→ **Aim of the task**
Would you transcribe the listing that follows, character for character, and omit its images?
==================================================
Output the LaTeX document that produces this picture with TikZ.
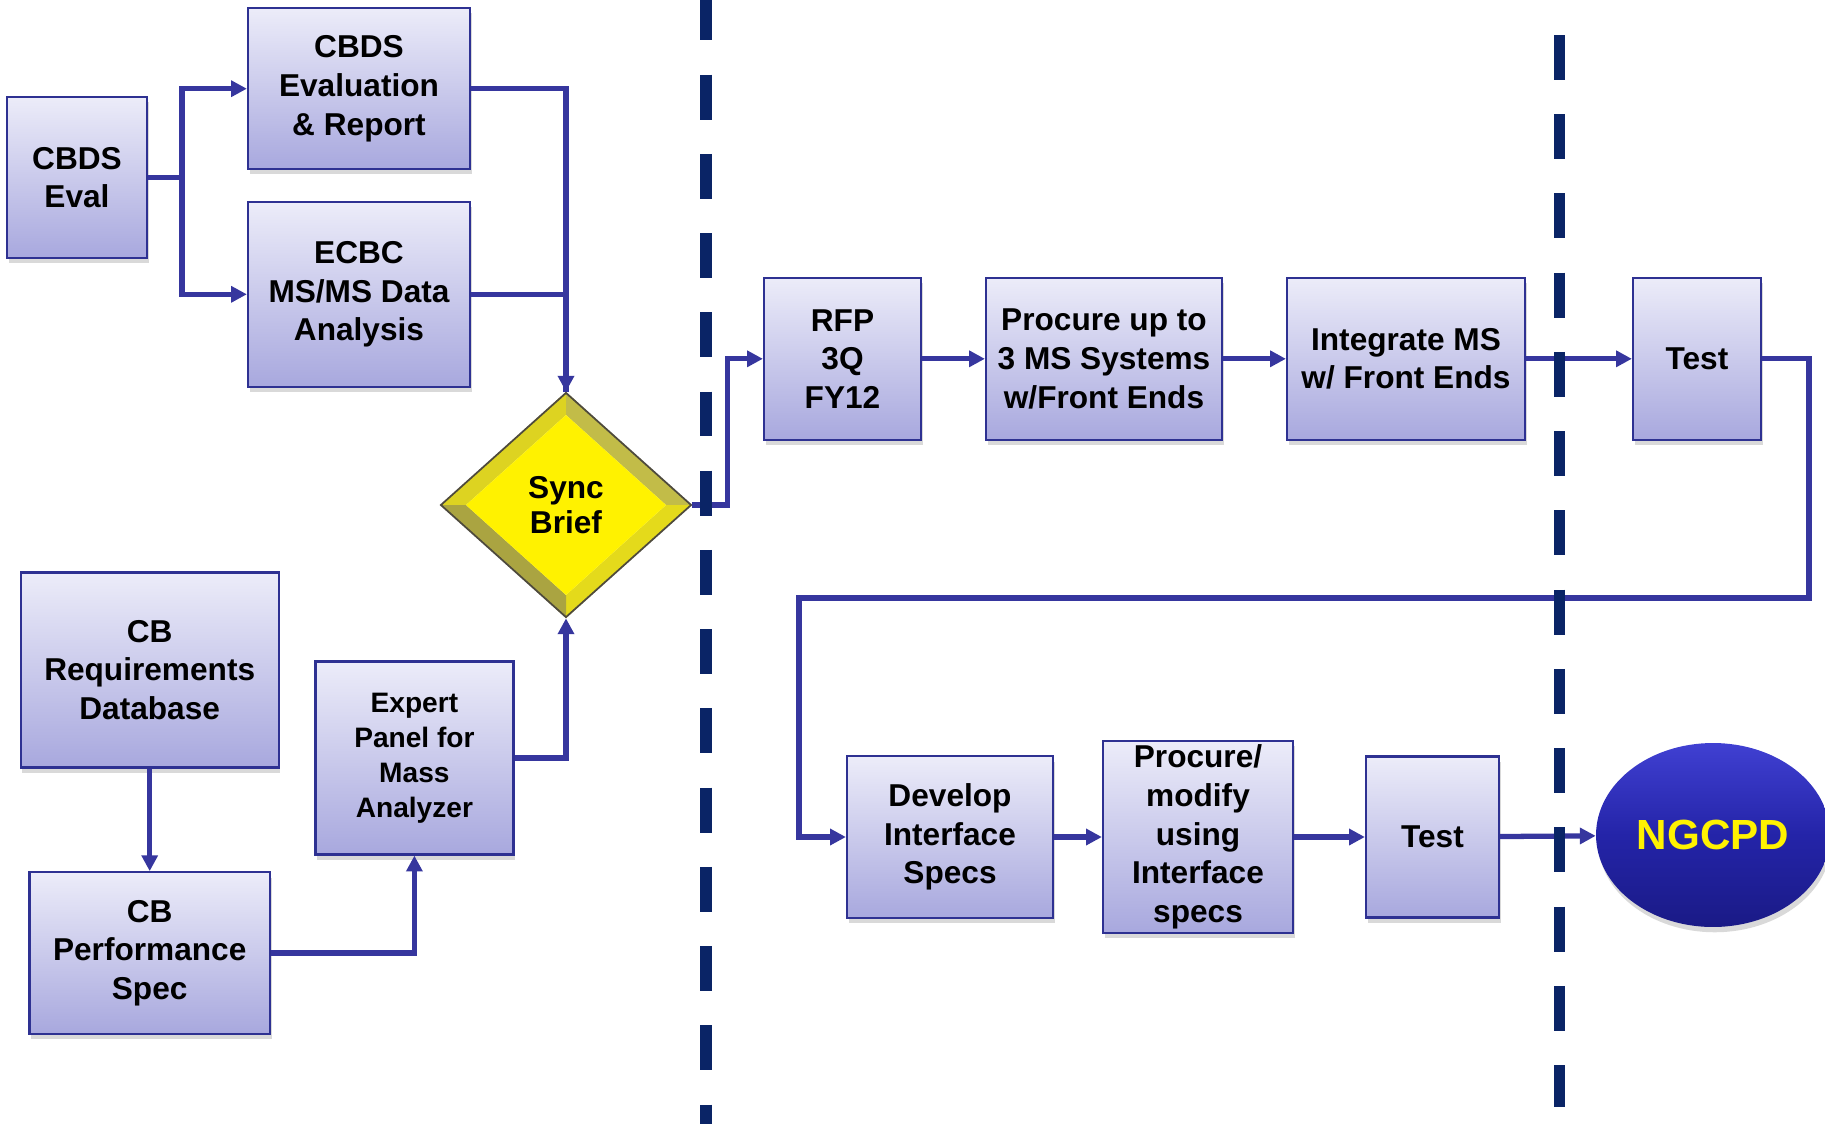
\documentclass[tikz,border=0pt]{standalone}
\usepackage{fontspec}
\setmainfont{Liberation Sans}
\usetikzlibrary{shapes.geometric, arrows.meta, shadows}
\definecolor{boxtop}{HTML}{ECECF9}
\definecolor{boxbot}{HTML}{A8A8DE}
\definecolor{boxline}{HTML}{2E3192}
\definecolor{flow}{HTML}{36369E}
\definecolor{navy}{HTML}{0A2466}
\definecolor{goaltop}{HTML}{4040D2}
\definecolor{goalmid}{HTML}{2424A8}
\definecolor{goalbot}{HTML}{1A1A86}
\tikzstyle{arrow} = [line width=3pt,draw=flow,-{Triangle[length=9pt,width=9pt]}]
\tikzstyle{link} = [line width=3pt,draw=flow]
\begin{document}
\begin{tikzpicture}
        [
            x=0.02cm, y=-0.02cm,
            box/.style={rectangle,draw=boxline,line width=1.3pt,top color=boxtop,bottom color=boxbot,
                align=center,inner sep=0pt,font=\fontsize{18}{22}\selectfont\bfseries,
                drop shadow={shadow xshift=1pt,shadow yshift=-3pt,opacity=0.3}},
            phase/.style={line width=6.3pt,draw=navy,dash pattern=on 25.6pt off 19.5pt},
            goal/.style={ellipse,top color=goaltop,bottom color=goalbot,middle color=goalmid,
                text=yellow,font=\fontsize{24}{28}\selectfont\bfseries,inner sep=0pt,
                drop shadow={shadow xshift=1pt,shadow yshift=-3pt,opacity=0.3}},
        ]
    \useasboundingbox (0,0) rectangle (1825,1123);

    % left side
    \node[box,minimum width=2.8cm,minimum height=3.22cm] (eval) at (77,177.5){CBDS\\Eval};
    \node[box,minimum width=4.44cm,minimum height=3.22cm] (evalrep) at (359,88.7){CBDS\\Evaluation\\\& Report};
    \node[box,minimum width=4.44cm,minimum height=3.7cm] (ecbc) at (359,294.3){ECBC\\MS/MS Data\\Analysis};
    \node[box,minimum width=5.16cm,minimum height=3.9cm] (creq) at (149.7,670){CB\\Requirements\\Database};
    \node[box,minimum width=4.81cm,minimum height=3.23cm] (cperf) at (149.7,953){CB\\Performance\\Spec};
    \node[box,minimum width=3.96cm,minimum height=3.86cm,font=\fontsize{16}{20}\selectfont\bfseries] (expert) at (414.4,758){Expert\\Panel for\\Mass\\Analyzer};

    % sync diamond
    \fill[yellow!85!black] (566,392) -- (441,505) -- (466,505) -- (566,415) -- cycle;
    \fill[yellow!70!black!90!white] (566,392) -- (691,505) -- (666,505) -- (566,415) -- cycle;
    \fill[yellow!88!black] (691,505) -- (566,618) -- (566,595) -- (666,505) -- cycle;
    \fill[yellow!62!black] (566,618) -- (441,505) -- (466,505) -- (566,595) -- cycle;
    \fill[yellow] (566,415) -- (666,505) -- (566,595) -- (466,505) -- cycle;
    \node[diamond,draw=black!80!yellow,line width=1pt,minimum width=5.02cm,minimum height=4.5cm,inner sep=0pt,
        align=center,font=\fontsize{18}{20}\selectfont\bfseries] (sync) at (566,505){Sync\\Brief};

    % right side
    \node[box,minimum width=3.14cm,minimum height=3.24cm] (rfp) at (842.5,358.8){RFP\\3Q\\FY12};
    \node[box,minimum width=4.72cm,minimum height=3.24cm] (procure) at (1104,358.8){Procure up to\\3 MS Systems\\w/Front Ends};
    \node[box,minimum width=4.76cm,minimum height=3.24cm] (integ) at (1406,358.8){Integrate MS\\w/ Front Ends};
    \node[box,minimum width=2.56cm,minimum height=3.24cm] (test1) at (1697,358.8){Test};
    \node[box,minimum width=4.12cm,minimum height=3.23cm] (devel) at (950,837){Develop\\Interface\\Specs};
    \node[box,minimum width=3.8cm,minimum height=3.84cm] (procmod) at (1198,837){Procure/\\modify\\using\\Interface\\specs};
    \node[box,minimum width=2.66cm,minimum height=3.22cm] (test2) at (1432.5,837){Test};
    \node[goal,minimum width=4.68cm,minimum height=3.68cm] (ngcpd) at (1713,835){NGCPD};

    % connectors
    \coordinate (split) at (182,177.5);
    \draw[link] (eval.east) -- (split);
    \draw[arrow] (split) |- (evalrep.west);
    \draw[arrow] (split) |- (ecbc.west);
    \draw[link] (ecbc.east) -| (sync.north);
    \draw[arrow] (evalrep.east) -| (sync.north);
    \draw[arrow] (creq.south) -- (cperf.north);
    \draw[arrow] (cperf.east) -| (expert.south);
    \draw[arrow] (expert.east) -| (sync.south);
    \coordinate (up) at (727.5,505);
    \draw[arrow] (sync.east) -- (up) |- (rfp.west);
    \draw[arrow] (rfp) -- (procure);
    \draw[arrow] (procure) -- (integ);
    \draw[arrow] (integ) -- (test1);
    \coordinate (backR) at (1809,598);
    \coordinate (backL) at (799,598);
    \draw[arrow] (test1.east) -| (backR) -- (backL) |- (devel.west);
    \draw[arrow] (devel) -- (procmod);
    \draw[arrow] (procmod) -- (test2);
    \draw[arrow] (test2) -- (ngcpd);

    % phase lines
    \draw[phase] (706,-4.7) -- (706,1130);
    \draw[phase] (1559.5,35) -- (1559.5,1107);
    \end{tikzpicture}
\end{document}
==================================================
→ **Response**
Output the LaTeX document that produces this picture with TikZ.
\documentclass[tikz,border=0pt]{standalone}
\usepackage{fontspec}
\setmainfont{Liberation Sans}
\usetikzlibrary{shapes.geometric, arrows.meta, shadows}
\definecolor{boxtop}{HTML}{ECECF9}
\definecolor{boxbot}{HTML}{A8A8DE}
\definecolor{boxline}{HTML}{2E3192}
\definecolor{flow}{HTML}{36369E}
\definecolor{navy}{HTML}{0A2466}
\definecolor{goaltop}{HTML}{4040D2}
\definecolor{goalmid}{HTML}{2424A8}
\definecolor{goalbot}{HTML}{1A1A86}
\tikzstyle{arrow} = [line width=3pt,draw=flow,-{Triangle[length=9pt,width=9pt]}]
\tikzstyle{link} = [line width=3pt,draw=flow]
\begin{document}
\begin{tikzpicture}
        [
            x=0.02cm, y=-0.02cm,
            box/.style={rectangle,draw=boxline,line width=1.3pt,top color=boxtop,bottom color=boxbot,
                align=center,inner sep=0pt,font=\fontsize{18}{22}\selectfont\bfseries,
                drop shadow={shadow xshift=1pt,shadow yshift=-3pt,opacity=0.3}},
            phase/.style={line width=6.3pt,draw=navy,dash pattern=on 25.6pt off 19.5pt},
            goal/.style={ellipse,top color=goaltop,bottom color=goalbot,middle color=goalmid,
                text=yellow,font=\fontsize{24}{28}\selectfont\bfseries,inner sep=0pt,
                drop shadow={shadow xshift=1pt,shadow yshift=-3pt,opacity=0.3}},
        ]
    \useasboundingbox (0,0) rectangle (1825,1123);

    % left side
    \node[box,minimum width=2.8cm,minimum height=3.22cm] (eval) at (77,177.5){CBDS\\Eval};
    \node[box,minimum width=4.44cm,minimum height=3.22cm] (evalrep) at (359,88.7){CBDS\\Evaluation\\\& Report};
    \node[box,minimum width=4.44cm,minimum height=3.7cm] (ecbc) at (359,294.3){ECBC\\MS/MS Data\\Analysis};
    \node[box,minimum width=5.16cm,minimum height=3.9cm] (creq) at (149.7,670){CB\\Requirements\\Database};
    \node[box,minimum width=4.81cm,minimum height=3.23cm] (cperf) at (149.7,953){CB\\Performance\\Spec};
    \node[box,minimum width=3.96cm,minimum height=3.86cm,font=\fontsize{16}{20}\selectfont\bfseries] (expert) at (414.4,758){Expert\\Panel for\\Mass\\Analyzer};

    % sync diamond
    \fill[yellow!85!black] (566,392) -- (441,505) -- (466,505) -- (566,415) -- cycle;
    \fill[yellow!70!black!90!white] (566,392) -- (691,505) -- (666,505) -- (566,415) -- cycle;
    \fill[yellow!88!black] (691,505) -- (566,618) -- (566,595) -- (666,505) -- cycle;
    \fill[yellow!62!black] (566,618) -- (441,505) -- (466,505) -- (566,595) -- cycle;
    \fill[yellow] (566,415) -- (666,505) -- (566,595) -- (466,505) -- cycle;
    \node[diamond,draw=black!80!yellow,line width=1pt,minimum width=5.02cm,minimum height=4.5cm,inner sep=0pt,
        align=center,font=\fontsize{18}{20}\selectfont\bfseries] (sync) at (566,505){Sync\\Brief};

    % right side
    \node[box,minimum width=3.14cm,minimum height=3.24cm] (rfp) at (842.5,358.8){RFP\\3Q\\FY12};
    \node[box,minimum width=4.72cm,minimum height=3.24cm] (procure) at (1104,358.8){Procure up to\\3 MS Systems\\w/Front Ends};
    \node[box,minimum width=4.76cm,minimum height=3.24cm] (integ) at (1406,358.8){Integrate MS\\w/ Front Ends};
    \node[box,minimum width=2.56cm,minimum height=3.24cm] (test1) at (1697,358.8){Test};
    \node[box,minimum width=4.12cm,minimum height=3.23cm] (devel) at (950,837){Develop\\Interface\\Specs};
    \node[box,minimum width=3.8cm,minimum height=3.84cm] (procmod) at (1198,837){Procure/\\modify\\using\\Interface\\specs};
    \node[box,minimum width=2.66cm,minimum height=3.22cm] (test2) at (1432.5,837){Test};
    \node[goal,minimum width=4.68cm,minimum height=3.68cm] (ngcpd) at (1713,835){NGCPD};

    % connectors
    \coordinate (split) at (182,177.5);
    \draw[link] (eval.east) -- (split);
    \draw[arrow] (split) |- (evalrep.west);
    \draw[arrow] (split) |- (ecbc.west);
    \draw[link] (ecbc.east) -| (sync.north);
    \draw[arrow] (evalrep.east) -| (sync.north);
    \draw[arrow] (creq.south) -- (cperf.north);
    \draw[arrow] (cperf.east) -| (expert.south);
    \draw[arrow] (expert.east) -| (sync.south);
    \coordinate (up) at (727.5,505);
    \draw[arrow] (sync.east) -- (up) |- (rfp.west);
    \draw[arrow] (rfp) -- (procure);
    \draw[arrow] (procure) -- (integ);
    \draw[arrow] (integ) -- (test1);
    \coordinate (backR) at (1809,598);
    \coordinate (backL) at (799,598);
    \draw[arrow] (test1.east) -| (backR) -- (backL) |- (devel.west);
    \draw[arrow] (devel) -- (procmod);
    \draw[arrow] (procmod) -- (test2);
    \draw[arrow] (test2) -- (ngcpd);

    % phase lines
    \draw[phase] (706,-4.7) -- (706,1130);
    \draw[phase] (1559.5,35) -- (1559.5,1107);
    \end{tikzpicture}
\end{document}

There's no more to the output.